Long-term alkalinity trends in the Baltic Sea - implications for CO2-induced acidification

The call of the Marine Strategy Framework Directive for measurements that allow tracing the impact of ocean acidification was one of the motivations for BONUS PINBAL. In order to better understand the magnitude of this problem, all available data on alkalinity were compiled and investigated within BONUS PINBAL. For the last 20 years, trend analysis unambiguously show an increase of alkalinity and thus buffer capacity of Baltic Sea surface waters, most pronounced in the northern and central basins.
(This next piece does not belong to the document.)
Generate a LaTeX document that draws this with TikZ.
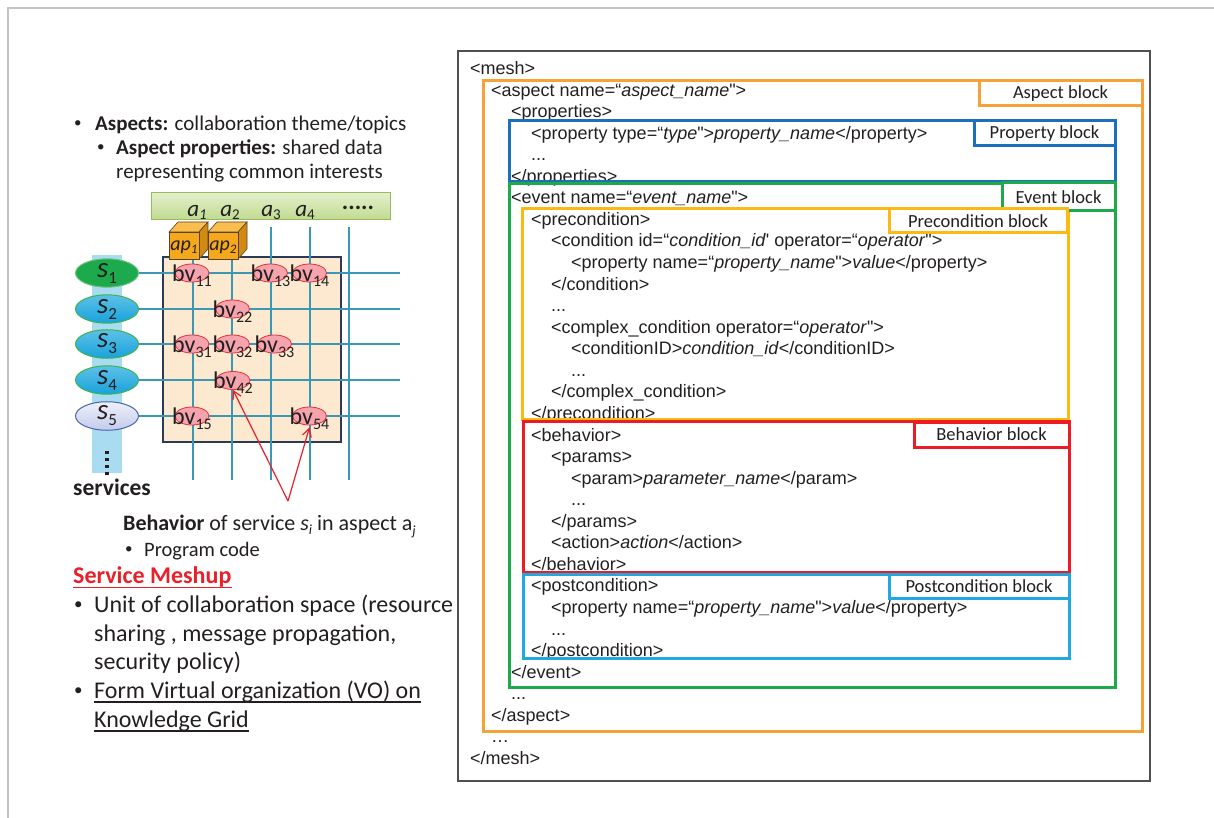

Figure 1: Temporal development of alkalinty in the surface water of the central Baltic Sea, shown as deviation from the long-term mean. High data quality allow for the clear detection of a positive trend since the mid 1990s.

This trend considerably counterbalanced the potential for coastal acidification, caused by the uptake of anthropogenic CO2 from the atmosphere. It furthermore increases the uptake capacity for CO2 of the Baltic Sea and helps to stabilize the saturation state of calcium carbonate (Fig. 2). The results of this analysis and its implications for CO2-induced acidification in the Baltic Sea were published in a peer-reviewed journal by Müller et al. (2016).

Figure 2: Theoretical relative change of dissolved inorganic carbon DIC, proton concentration [H+] and calcium carbonate saturation ΩCaCO3 in the central Baltic Sea since 1995. Calculations are based on the known increase of atmospheric CO2 partial pressure and were performed with and without consideration of the observed change of alkalinity.